At the moment we are working with Citrix Engineering and Nvidia (although it’s mainly focused on Citrix because we don’t see the Nvidia driver included in the problem). One of the other thoughts was that a Microcode Patch from Intel could help to solve the problem. This patch is not included in the current Dell Bios. The current version is 0X1F – currently the Dell Bios has the 0X1E integrated. Fujitsu has updated his Bios at the end of December with 0X1F. We installed the update manually – but it didn’t change anything. (If I have some time later I will publish a separate blog post how to do that…).
Our current workaround is to use v3 CPUs. The performance is lower – but it was the option where we didn’t have to change anything in our environment (no reinstallation or reconfiguration) except the CPU.
Since yesterday we are running another test with v4 CPUs. We disabled a new feature from the CPU that was adopted in Xen 4.6 (=> XenServer 7). Until now we have no crashes *fingers crossed*. User tests will follow tomorrow.
One last (personal) thing at the end:
I really appreciate it that Dell did many Hardware-Replacements really fast and uncomplicated.
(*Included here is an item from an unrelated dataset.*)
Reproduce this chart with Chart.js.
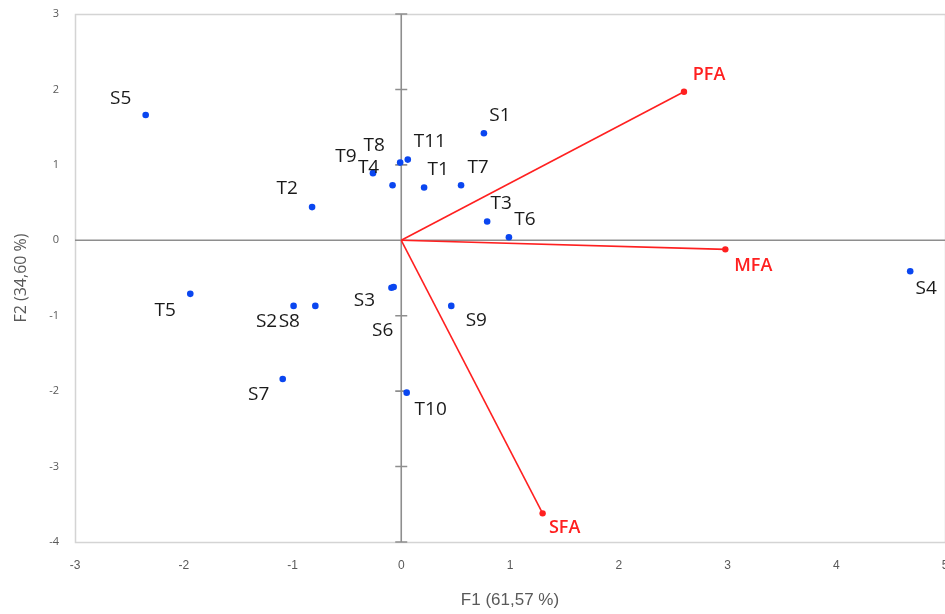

Nevertheless it never felt like the Dell engineering was involved in the problem solution. Citrix and Nvidia Engineers asked us a lot of questions – but we didn’t receive any from Dell engineering.
The point I am more worried about is how Dell “continues” to support an environment with XenServer. During the discussions we often got the information like “We don’t support that because it’s not on the Citrix HCL” – interestingly on the XenServer HCL you can find the Dell R720 (a quite old system) in conjunction with the Nvidia M60. On the other hand the R730 is listed with the M10. Furthermore Dell send a R730 to Citrix for testing it and adding it to the HCL. The “normal” way I know is that the Hardware-Vendor does all the tests for the HCL and just sends Citrix the results. We have asked our Dell representatives for an official statement – hopefully we will receive that soon and it’s positive about XenServer Support from Dell (and they don’t try to replace XenServer with VMWare…).